Editorial

Three Small Words

A beach parking sticker is a valuable commodity on the East End, so it was not surprising last month when the East Hampton Town Board announced that it was considering making changes to its regulations governing beach parking permits.

The issue is simple enough. The permits go with the vehicle, so if a resident sold his car to someone from out of town, there would be nothing stopping that person from keeping the sticker on the vehicle and avoiding having to pay a non-resident parking fee.

Requiring those parking permits to be renewed at least once every five years would greatly reduce the chance of that happening, town officials reasoned. And that’s well and good.

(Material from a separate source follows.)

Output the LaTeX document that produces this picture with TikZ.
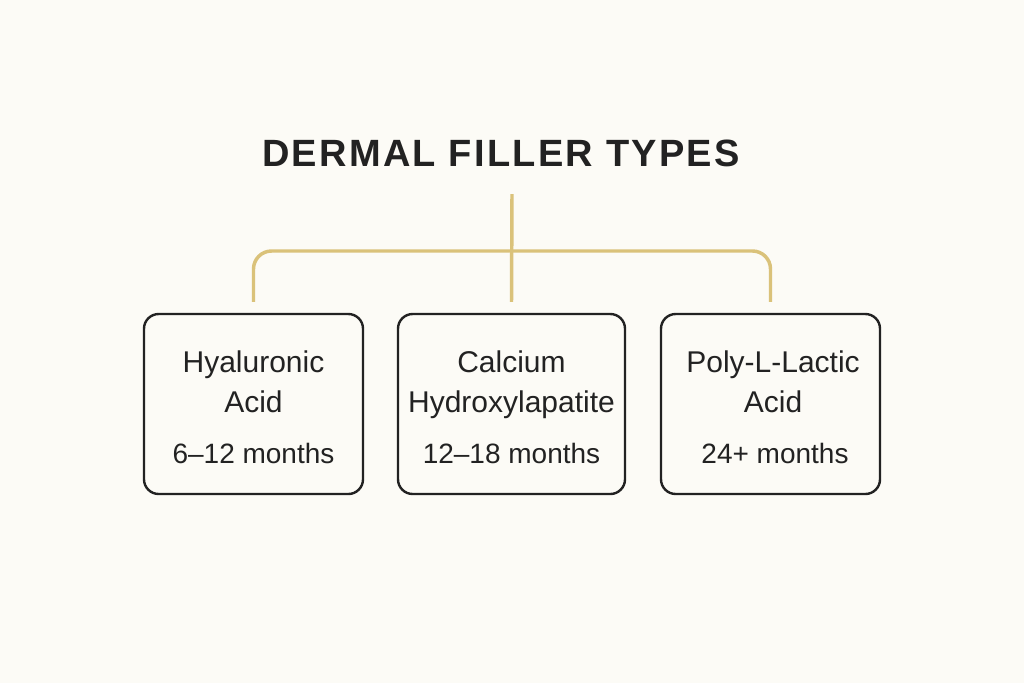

But after a hearing on the proposal last week, the town board adopted an updated law that contained a small, but significant, change: Three words, “free of charge,” were stricken from the code.

While a town spokeswoman insisted this week there were no plans afoot to begin charging for beach parking permits, it is an unsettling move. First, because East Hampton Town residents take their free beach access seriously, and second because the town board was obviously trying to avoid stirring up a controversy over the matter.

In an age when local governments, faced with New York State’s tax cap, are forced to look for new sources of revenue, beach parking is a tempting source for fees. Look no farther than Southampton Town, where officials have long prided themselves on holding the line on property taxes, and resident permits now cost $40 apiece.

Ask anyone you meet in East Hampton and they’ll be able to tell you that the Dongan Patent guarantees beach access to town residents. During the fiscal crisis a decade ago, when the town board sought to raise revenue by charging for beach parking permits, it heard loud and clear from residents that it would not be tolerated.

The current town board would do well to keep that in mind and restore those three little words to the code.